**What you are asked to do**
Write out the material exactly, with the pictures left out.

**Data excerpt**
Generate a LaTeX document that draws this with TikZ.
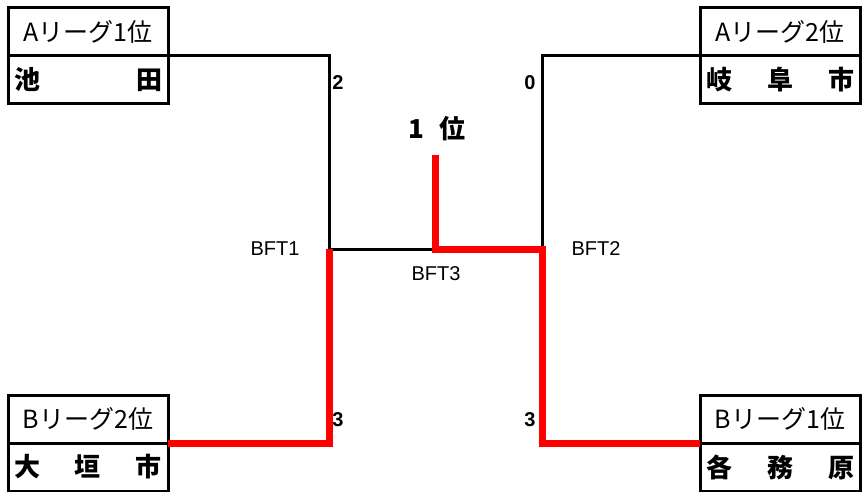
\documentclass[tikz,border=0pt]{standalone}
\usepackage{fontspec}
\setmainfont{Liberation Sans}
\newfontfamily\jp{Noto Sans CJK JP}
\usetikzlibrary{positioning}
\definecolor{cW}{HTML}{FF0000}
\newcommand{\tname}[1]{\makebox[148pt]{#1}}

\begin{document}
\begin{tikzpicture}[x=1pt,y=-1pt,
  rk/.style={draw,line width=3pt,minimum width=160pt,minimum height=48pt,
    inner sep=0pt,outer sep=0pt,font=\jp\fontsize{25}{25}\selectfont},
  tm/.style={rk,font=\jp\bfseries\fontsize{26}{26}\selectfont},
  ln/.style={line width=3pt},
  win/.style={line width=7pt,cW},
  sc/.style={font=\bfseries\fontsize{20}{20}\selectfont},
  bft/.style={font=\fontsize{20}{20}\selectfont}]
  \useasboundingbox (0,0) rectangle (862,492);
  % teams
  \node[rk] (a1r) at (88,32) {Aリーグ1位};
  \node[tm,below=0pt of a1r] (a1n) {\tname{池\hfill 田}};
  \node[rk] (a2r) at (780,32) {Aリーグ2位};
  \node[tm,below=0pt of a2r] (a2n) {\tname{岐\hfill 阜\hfill 市}};
  \node[rk] (b2r) at (88,419) {Bリーグ2位};
  \node[tm,below=0pt of b2r] (b2n) {\tname{大\hfill 垣\hfill 市}};
  \node[rk] (b1r) at (780,419) {Bリーグ1位};
  \node[tm,below=0pt of b1r] (b1n) {\tname{各\hfill 務\hfill 原}};
  % games
  \coordinate (bft1) at (329,249);
  \coordinate (bft2) at (542,249);
  \coordinate (bft3) at (435,249);
  \coordinate (top) at (435,155);
  \draw[ln] (a1n.north east) -| (bft1) -- (bft3);
  \draw[ln] (a2n.north west) -| (bft2);
  \draw[win] (b2n.north east) -| (bft1);
  \draw[win] (b1n.north west) -| (bft2) -- (bft3) -- (top);
  % labels
  \node[bft] (t1) at (275,249) {BFT1};
  \node[bft] (t2) at (596,249) {BFT2};
  \node[bft] (t3) at (436,274) {BFT3};
  \node[font=\jp\bfseries\fontsize{26}{26}\selectfont] (win1) at (437,129) {1\hspace{0.6em}位};
  \node[sc] (s1) at (338,83) {2};
  \node[sc] (s2) at (530,83) {0};
  \node[sc] (s3) at (338,420) {3};
  \node[sc] (s4) at (530,420) {3};
\end{tikzpicture}
\end{document}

**Written solution**
Generate a LaTeX document that draws this with TikZ.
\documentclass[tikz,border=0pt]{standalone}
\usepackage{fontspec}
\setmainfont{Liberation Sans}
\newfontfamily\jp{Noto Sans CJK JP}
\usetikzlibrary{positioning}
\definecolor{cW}{HTML}{FF0000}
\newcommand{\tname}[1]{\makebox[148pt]{#1}}

\begin{document}
\begin{tikzpicture}[x=1pt,y=-1pt,
  rk/.style={draw,line width=3pt,minimum width=160pt,minimum height=48pt,
    inner sep=0pt,outer sep=0pt,font=\jp\fontsize{25}{25}\selectfont},
  tm/.style={rk,font=\jp\bfseries\fontsize{26}{26}\selectfont},
  ln/.style={line width=3pt},
  win/.style={line width=7pt,cW},
  sc/.style={font=\bfseries\fontsize{20}{20}\selectfont},
  bft/.style={font=\fontsize{20}{20}\selectfont}]
  \useasboundingbox (0,0) rectangle (862,492);
  % teams
  \node[rk] (a1r) at (88,32) {Aリーグ1位};
  \node[tm,below=0pt of a1r] (a1n) {\tname{池\hfill 田}};
  \node[rk] (a2r) at (780,32) {Aリーグ2位};
  \node[tm,below=0pt of a2r] (a2n) {\tname{岐\hfill 阜\hfill 市}};
  \node[rk] (b2r) at (88,419) {Bリーグ2位};
  \node[tm,below=0pt of b2r] (b2n) {\tname{大\hfill 垣\hfill 市}};
  \node[rk] (b1r) at (780,419) {Bリーグ1位};
  \node[tm,below=0pt of b1r] (b1n) {\tname{各\hfill 務\hfill 原}};
  % games
  \coordinate (bft1) at (329,249);
  \coordinate (bft2) at (542,249);
  \coordinate (bft3) at (435,249);
  \coordinate (top) at (435,155);
  \draw[ln] (a1n.north east) -| (bft1) -- (bft3);
  \draw[ln] (a2n.north west) -| (bft2);
  \draw[win] (b2n.north east) -| (bft1);
  \draw[win] (b1n.north west) -| (bft2) -- (bft3) -- (top);
  % labels
  \node[bft] (t1) at (275,249) {BFT1};
  \node[bft] (t2) at (596,249) {BFT2};
  \node[bft] (t3) at (436,274) {BFT3};
  \node[font=\jp\bfseries\fontsize{26}{26}\selectfont] (win1) at (437,129) {1\hspace{0.6em}位};
  \node[sc] (s1) at (338,83) {2};
  \node[sc] (s2) at (530,83) {0};
  \node[sc] (s3) at (338,420) {3};
  \node[sc] (s4) at (530,420) {3};
\end{tikzpicture}
\end{document}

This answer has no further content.